The perfect soft-boiled egg…why is it so hard to achieve? I like a soft-boiled egg–set whites, slightly firm yolk with a bit of runny right in the middle–on toasted brioche, but it’s a struggle to get it right (especially before my first cup of coffee). Sometimes the yolk is too runny, other times the white hasn’t set: despite using the same pot, the same level of heat, and the same timing. Oh, sure, hard-boiled is easy, but a soft-boiled orb straddling the line between liquid and solid is a challenge.
Or it WAS a challenge, before I acquired a handy-dandy, $6 drop-in-the-pot egg timer.
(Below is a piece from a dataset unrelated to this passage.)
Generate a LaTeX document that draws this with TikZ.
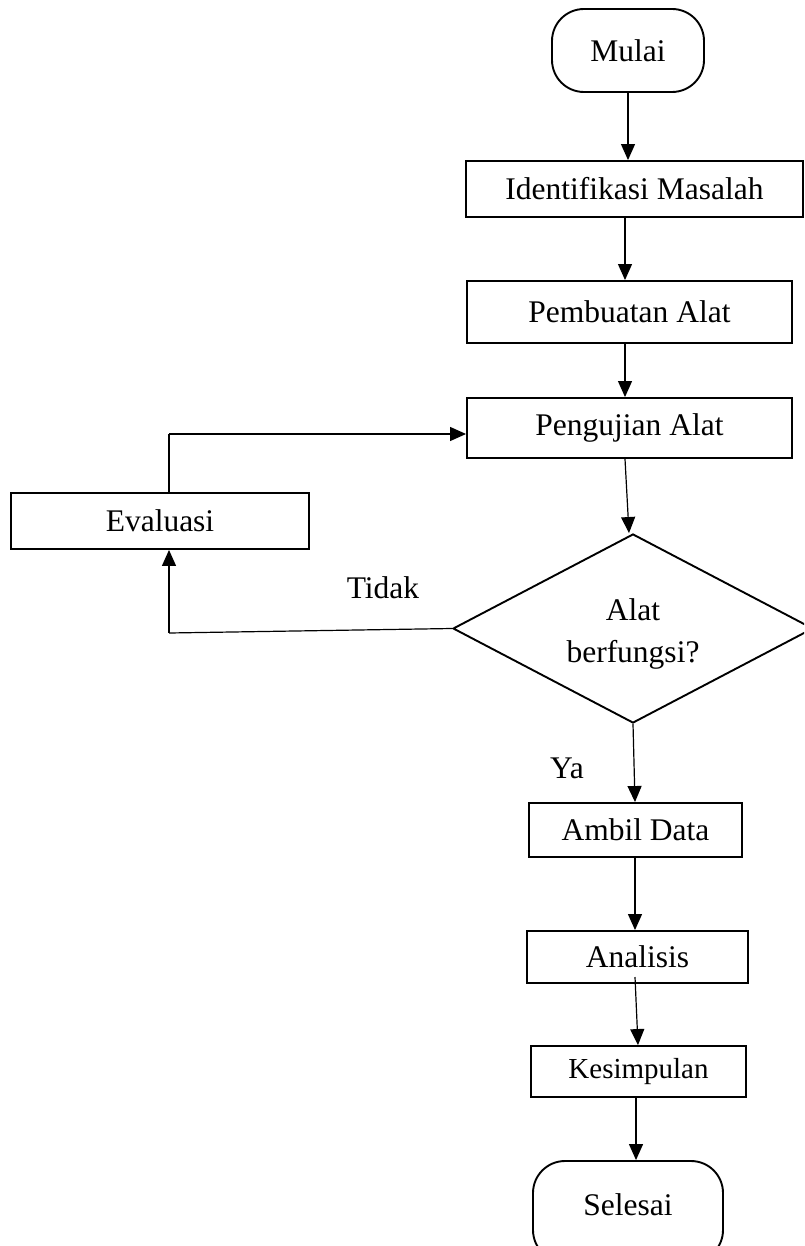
\documentclass[tikz,border=0pt]{standalone}
\usepackage{fontspec}
\setmainfont{Liberation Serif}
\usetikzlibrary{arrows.meta,shapes.geometric,calc}
\begin{document}
\begin{tikzpicture}[x=1pt,y=-1pt,
  every node/.style={font=\fontsize{31.5}{40}\selectfont},
  procbox/.style={draw,line width=1.9pt,inner sep=0pt},
  termbox/.style={draw,line width=1.9pt,inner sep=0pt,rounded corners=32pt},
  decbox/.style={draw,diamond,line width=1.9pt,inner sep=0pt,minimum width=360pt,minimum height=189pt},
  lbl/.style={inner sep=0pt},
  arr/.style={line width=1.2pt,-{Triangle[length=16pt,width=14pt]}},
  ln/.style={line width=1.2pt}]
\useasboundingbox (0,0) rectangle (804,1246);
\clip (0,0) rectangle (804,1246);
\node[termbox,minimum width=152pt,minimum height=83pt] (mulai) at (628,50.5) {Mulai};
\node[procbox,minimum width=337pt,minimum height=56pt] (ident) at (634.5,189) {Identifikasi Masalah};
\node[procbox,minimum width=325pt,minimum height=62pt] (pemb) at (629.5,312) {Pembuatan Alat};
\node[procbox,minimum width=325pt,minimum height=60pt] (peng) at (629.5,428) {Pengujian Alat};
\node[procbox,minimum width=298pt,minimum height=56pt] (eval) at (160,521) {Evaluasi};
\node[decbox] (dec) at (633,628.5) {};
\node[lbl,align=center,font=\fontsize{31.5}{42}\selectfont] (dectext) at (633,634) {Alat\\berfungsi?};
\node[procbox,minimum width=213pt,minimum height=54pt] (ambil) at (635.5,830) {Ambil Data};
\node[procbox,minimum width=221pt,minimum height=52pt] (anal) at (637.5,957) {Analisis};
\node[procbox,minimum width=215pt,minimum height=51pt,font=\fontsize{29}{34}\selectfont] (kesim) at (638.5,1071.5) {Kesimpulan};
\node[termbox,minimum width=190pt,minimum height=101pt] (selesai) at (628,1211.5) {};
\node[lbl] (selesaitext) at (628,1205) {Selesai};
\node[lbl] (tidak) at (383,588) {Tidak};
\node[lbl] (ya) at (567,768) {Ya};
% column coordinates
\coordinate (c625) at (625,0);
\coordinate (c629) at (629,0);
\coordinate (c635) at (635,0);
\coordinate (c636) at (636,0);
\coordinate (c638) at (638,0);
\coordinate (c169) at (169,0);
\coordinate (anatop) at (635,977);
\coordinate (lowcorner) at (169,633);
\coordinate (upcorner) at (169,434);
% connectors
\draw[arr] (mulai.south) -- (mulai.south |- ident.north);
\draw[arr] (ident.south -| c625) -- (pemb.north -| c625);
\draw[arr] (pemb.south -| c625) -- (peng.north -| c625);
\draw[arr] (peng.south -| c625) -- (c629 |- dec.north);
\draw[arr] (dec.south) -- (ambil.north -| c635);
\draw[arr] (ambil.south -| c635) -- (anal.north -| c635);
\draw[arr] (anatop) -- (kesim.north -| c638);
\draw[arr] (kesim.south -| c636) -- (selesai.north -| c636);
\draw[ln] (dec.west) -- (lowcorner);
\draw[arr] (lowcorner) -- (eval.south -| c169);
\draw[ln] (eval.north -| c169) -- (upcorner);
\draw[arr] (upcorner) -- (peng.west |- upcorner);
\end{tikzpicture}
\end{document}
The heat-sensitive plastic chunk changes colors from red to black, showing the egg’s progress from liquid to solid. Hallulejah! I can use any pot, any temperature, any egg and be assured of semiliquidity.
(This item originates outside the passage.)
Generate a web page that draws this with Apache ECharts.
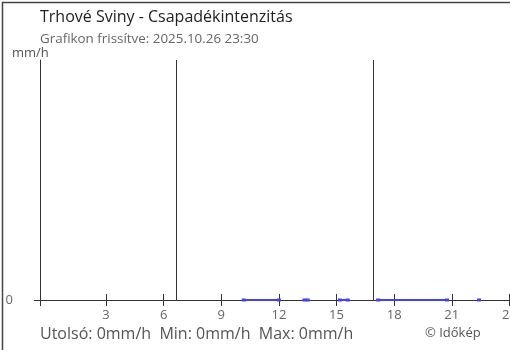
<!DOCTYPE html>
<html>
<head>
<meta charset="utf-8">
<script src="https://cdn.jsdelivr.net/npm/echarts@6/dist/echarts.min.js"></script>
<style>
html,body{margin:0;padding:0;background:#fff;overflow:hidden;width:510px;height:350px;}
#chart{width:530px;height:350px;}
</style>
</head>
<body>
<div id="chart"></div>
<script>
// ---- data ----
const titleText = 'Trhové Sviny - Csapadékintenzitás';
const subtitleText = 'Grafikon frissítve: 2025.10.26 23:30';
const unitLabel = 'mm/h';
// measurement times (null = gap in data)
const rainTimes = ['10:10', '12:00', null, '13:20', '13:30', null, '15:10', '15:35', null, '17:10', '20:45', null, '22:25'];
const rainValues = [0, 0, null, 0, 0, null, 0, 0, null, 0, 0, null, 0];
const xTickHours = [3, 6, 9, 12, 15, 18, 21, 24];
const xAxisStart = -0.44;   // approx. 23:34 previous day
const xAxisEnd = 24.5;
const yTickValues = [0];
const sunTimes = ['06:41', '16:54']; // sunrise, sunset markers
const statsText = 'Utolsó: 0mm/h  Min: 0mm/h  Max: 0mm/h';
const creditText = '© Időkép';

function toHours(t) {
  const p = t.split(':');
  return +p[0] + (+p[1]) / 60;
}
const seriesData = rainTimes.map((t, i) => t === null ? [null, '-'] : [toHours(t), rainValues[i]]);
const FONT = '"Open Sans", "Noto Sans", sans-serif';
const tickVals = [xAxisStart].concat(xTickHours);

const chart = echarts.init(document.getElementById('chart'));
chart.setOption({
  animation: false,
  textStyle: { fontFamily: FONT },
  grid: { left: 40, right: 11, top: 60, bottom: 50, containLabel: false },
  xAxis: [{
    type: 'value', min: xAxisStart, max: xAxisEnd,
    axisLine: { show: true, onZero: false, lineStyle: { color: '#333', width: 1 } },
    axisTick: { show: true, length: 6, customValues: tickVals, lineStyle: { color: '#333' } },
    axisLabel: { show: true, customValues: xTickHours, color: '#666', fontSize: 13, margin: 9, fontFamily: FONT },
    splitLine: { show: false }
  }, {
    type: 'value', min: xAxisStart, max: xAxisEnd, position: 'bottom',
    axisLine: { show: false, onZero: false },
    axisTick: { show: true, inside: true, length: 6, customValues: tickVals, lineStyle: { color: '#333' } },
    axisLabel: { show: false },
    splitLine: { show: false }
  }],
  yAxis: {
    type: 'value', min: 0, max: 1,
    axisLine: { show: true, onZero: false, lineStyle: { color: '#333', width: 1 } },
    axisTick: { show: true, length: 6, customValues: yTickValues, lineStyle: { color: '#333' } },
    axisLabel: { show: true, customValues: yTickValues, color: '#666', fontSize: 13, margin: 27, align: 'right', fontFamily: FONT },
    splitLine: { show: false }
  },
  series: [{
    type: 'line',
    xAxisIndex: 0,
    data: seriesData,
    connectNulls: false,
    showSymbol: true,
    showAllSymbol: true,
    symbol: 'rect',
    symbolSize: [4, 3],
    lineStyle: { color: '#4040ff', width: 2 },
    itemStyle: { color: '#4040ff' },
    clip: false,
    z: 3,
    markLine: {
      silent: true,
      symbol: ['none', 'none'],
      label: { show: false },
      lineStyle: { color: '#333', width: 1, type: 'solid' },
      data: sunTimes.map(t => ({ xAxis: toHours(t) }))
    }
  }],
  graphic: [
    { type: 'text', left: 40, top: 9, style: { text: titleText, font: '16px ' + FONT, fill: '#222' } },
    { type: 'text', left: 40, top: 33, style: { text: subtitleText, font: '13.4px ' + FONT, fill: '#666' } },
    { type: 'text', left: 12, top: 47, style: { text: unitLabel, font: '13px ' + FONT, fill: '#555' } },
    { type: 'text', left: 40, top: 326, style: { text: statsText, font: '16px ' + FONT, fill: '#555' } },
    { type: 'text', left: 425, top: 327, style: { text: creditText, font: '13px ' + FONT, fill: '#555' } },
    { type: 'rect', left: 0, top: 0, z: 100, shape: { x: 0.75, y: 0.75, width: 508.5, height: 348.5 },
      style: { fill: 'none', stroke: '#444', lineWidth: 1.5 } }
  ]
});
</script>
</body>
</html>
(Please don’t tell me that boiling a hunk of plastic is a bad idea. I figure that the eggshell is a sturdy, protective barrier against anything leaching out of the plastic timer.)
Your eggs look like they came out exactly the way I like them. $6 is worth it.
Oh, I have the same ridiculous problem. Maybe I too need a plastic egg.
It was $6 at Williams-Sonoma, which means you can probably buy it at Wal Mart for $3.
I’ve had one for just about a year now and love it. I like mine right on the Medium/Soft line. Nice explanation – I’ve tried to explain to folks that this is different for just using a timer, but they don’t seem to get it.
Yes–it works so much better than just timing the egg after the water boils. It is foolproof–the only way to consistently get medium eggs, in my experience.